Hamilton is a story of perseverance to triumph. Lin-Manuel Miranda’s words are the forecast of future theatre to come. When I first listened to the Hamilton soundtrack, I was quite amazed by the immediate relate-ability factor that music had, despite the fact that it was describing events that occurred over hundreds of years ago. The amount of heart and soul that Lin-Manuel Miranda put into writing the words for Hamilton is very evident and it comes through when you first listen to the Broadway soundtrack: you immediately feel like you are remembering a happy memory from childhood and you want to continue to lose yourself in the story.
Another memorable moment was Frank Langella’s insightful words upon accepting his Tony Award for Leading Actor in a Play for The Father:
“When I first came to school from New York in 1960 from school, I consulted an astrologer who told me my greatest success would come late in my career…there really is no late in an actor’s career, there is just the journey and there is just now. It is rather ironic that I should be honored with this award for playing a man who is losing his now, who is losing his reality…there are so many names I wrote down today to thank you, but I hope they will forgive me, if I bring in a dose of true reality, what happened today in Orlando. I found some words that will mean more to you than a litany of names. ‘When something bad happens, we have three choices. We let it define us. We let is destroy us. Or we let it strengthen us. Today in Orlando, we had a hideous dose of reality, and I urge you, Orlando, to be strong, because I am standing in a room full with the most generous human beings on earth and we will be with you every step of the way. Thank you.”

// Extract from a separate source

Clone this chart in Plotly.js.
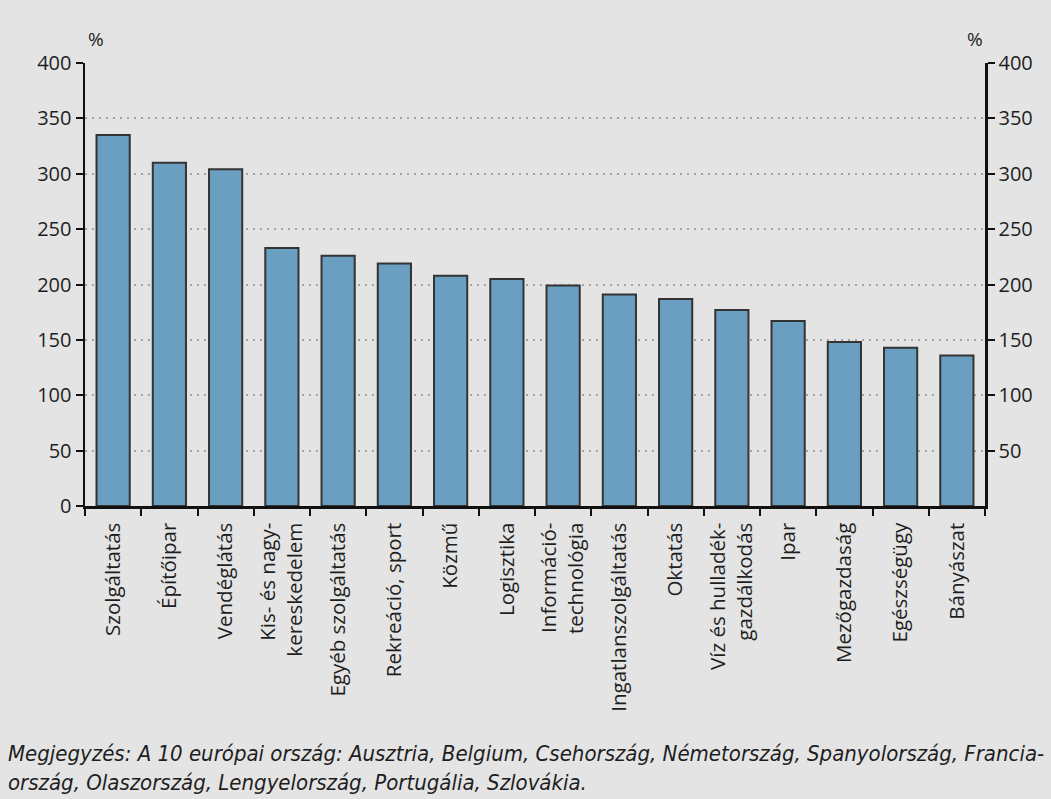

You don’t have to be an actor to take away the gift of this speech. All we have in life is the moment. We plan, yes. We work, yes. But it is in the moment of the work, as well as the moment out of work, we must find our own unique balance with the pulsing buzz that constantly surrounds us (whether it be external or in our professional-personal lives). All we are in control of is the moment, and we live each of our lives moment to moment, yet it is the appreciation and the potential joy of that moment that we are removed from, from the minimal chaos in daily life.